Разумеется, этот эпизод был истрактован и самим Кундерой как критика биографического метода: наш читатель ищет только автора, ему не нужны его герои. Однако это слишком уж упрощенное толкование сна гения. Почему именно постановка "Фауста" так встревожила Гете? И это перенесение внимания зрителей с кукол на живого творца совершенно не случайно. Он ведь боялся бессмертия, потому что обессмертил не только образ Фауста, но и образ Мефистофеля. И хотя он думал, что это всего лишь кукла, зрители, читатели, сквозь века заглянули в глаза самому автору - Мефистофель под пером гения обрел истинное бессмертие, значит, и зло обрело бессмертие. Юрий Кублановский и Юрий Кузнецов не пошли этим путем, они, подозревая о собственной гениальности, не ввели мир во искушение созданием образа зла. У них - другое бессмертие.
Очень трудно, практически невозможно в духовных стихах, отдавшись искусу искусства, не стать, подобно символистам, «падшими ангелами». И в этом случае спасает несобственно авторская речь. Введение в повествование персонажей, неидентичных авторскому «я», дает автору безграничную свободу для утопических установок и освобождает его от ответственности, дает возможность любые замечания отослать к лирическому герою. Кублановский этой свободой не воспользовался. Здесь не применима ни «магическая концепция спасения» , ни вера в чудо, коими грешил Владимир Соловьев, ни «красота спасет мир», сведенная Вышеславцевым к сублимации. У Кублановского красота храма пусть даже спасет мир (в каком-то отдаленно-символическом смысле), но «без меня», его герой уезжает в неизвестность и бесцельность от красоты, цельности и... известности. Кублановский в этом смысле строго религиозен, он требует от своего лирического героя не меньше, чем от себя.
Кузнецов же на лирического героя не полагается вообще. Можно не сомневаться: за Богородицу поет он сам и себе. Малютка-Христос списан с себя же. Если Кузнецову в его поэтических экспликациях понадобится несобственно авторская речь, он ее сведет к минимуму, к какой-нибудь «улыбке познанья... на счастливом лице дурака». Дурак этой улыбкой сказал все, мы все поняли. Если бы он принялся объяснять свои действия, мы бы как читатели оказались в плену его ложного слова, ведь оно до нас дошло бы через уста гения-Кузнецова. Потому в устах гения ни одно слово не должно быть вне истины. И вот в этой духовной аскезе Кублановский сопоставим с Кузнецовым. Не дать миру слов искушения, не стать «падшим ангелом» - вот чем русская православная поэзия конца ХХ века коренным образом отличается от романтической демонологии начала ХIХ века и теургии ХХ.
Два Юрия-победоносца в литературе. Почти ровесники. (1941- 2003, 1947).
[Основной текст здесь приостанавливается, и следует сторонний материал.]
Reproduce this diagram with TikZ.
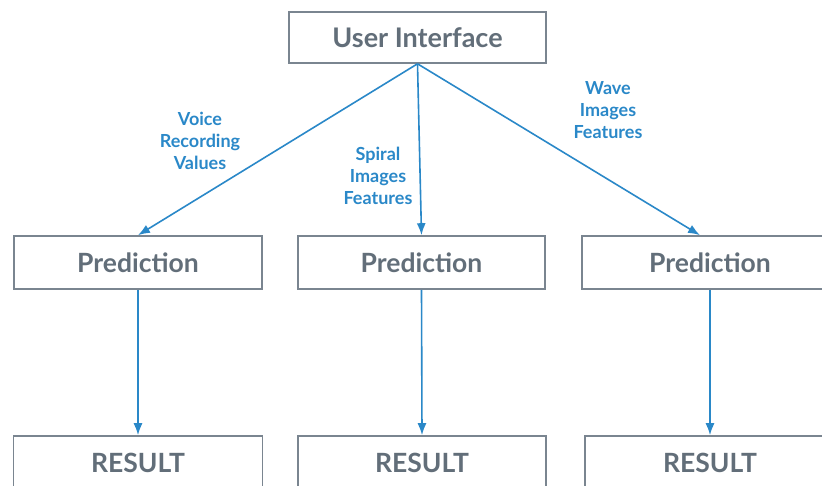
\documentclass[tikz,border=0pt]{standalone}
\usepackage{fontspec}
\usetikzlibrary{arrows.meta}
\setmainfont{Lato}
\definecolor{boxgray}{HTML}{7A8590}
\definecolor{textgray}{HTML}{626E79}
\definecolor{linkblue}{HTML}{2A88C8}
\begin{document}
\begin{tikzpicture}[x=1pt,y=-1pt,>={Latex[length=12pt,width=9pt]},
  box/.style={draw=boxgray,line width=1.6pt,fill=white,minimum height=53pt,
    text=textgray,font=\bfseries\fontsize{26.5}{30}\selectfont},
  lbl/.style={text=linkblue,align=center,font=\bfseries\fontsize{18}{22}\selectfont},
  link/.style={->,draw=linkblue,line width=1.6pt}]
\useasboundingbox (0,0) rectangle (822,485);
\node[box,minimum width=257pt,minimum height=51pt,font=\bfseries\fontsize{27}{28}\selectfont](ui) at (417.5,37.5){User Interface};
\node[box,minimum width=248pt](p1) at (138,262.5){Prediction};
\node[box,minimum width=247pt](p2) at (421.5,262.5){Prediction};
\node[box,minimum width=256pt](p3) at (710,262.5){Prediction};
\node[box,minimum width=249pt](r1) at (138,462.5){RESULT};
\node[box,minimum width=248pt](r2) at (422,462.5){RESULT};
\node[box,minimum width=250pt](r3) at (710,462.5){RESULT};
\draw[link](ui.south)--(p1.north);
\draw[link](ui.south)--(p2.north);
\draw[link](ui.south)--([xshift=-10pt]p3.north);
\draw[link](p1.south)--(r1.north);
\draw[link](p2.south)--(r2.north);
\draw[link](p3.south)--(r3.north);
\node[lbl](l1) at (200,141){Voice\\Recording\\Values};
\node[lbl](l2) at (378,176){Spiral\\Images\\Features};
\node[lbl](l3) at (608,110){Wave\\Images\\Features};

\end{tikzpicture}
\end{document}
Разные политические лагеря, разные Союзы писателей. Круг «Нашего современника» и круг «Нового мира». Один сизмалетства по церквям и монастырям, другой из язычества в христианство (перешел ли?). И православие у Кублановского потому духовное, истовое, не важно, грешное и святое - но взрослое; у Кузнецова - душевное, языческое, с песенными мотивами и сказочными образами, безгрешное и несвятое, а наивное, почти детское. Кублановский (истово): «Нет, русской церковью неможно помыкать!» Кузнецов (ударяя по гуслям): «В тридевятом царстве-государстве Красный цвет растет, на радость людям».
Язычники поклоняются матери-земле, потому земля дает им женское, материнское восприятие мира. Если происходит перевоплощение языческих образов в христианские, то лирическим героем может стать, например, богородица.
Юрий Кузнецов. Христова колыбельная
Это не она качает колыбель, а бог любовью колыбель колышет. Сама богородица выступает в данном случае как посредник между богом и Христом. Как божественная София - любовь.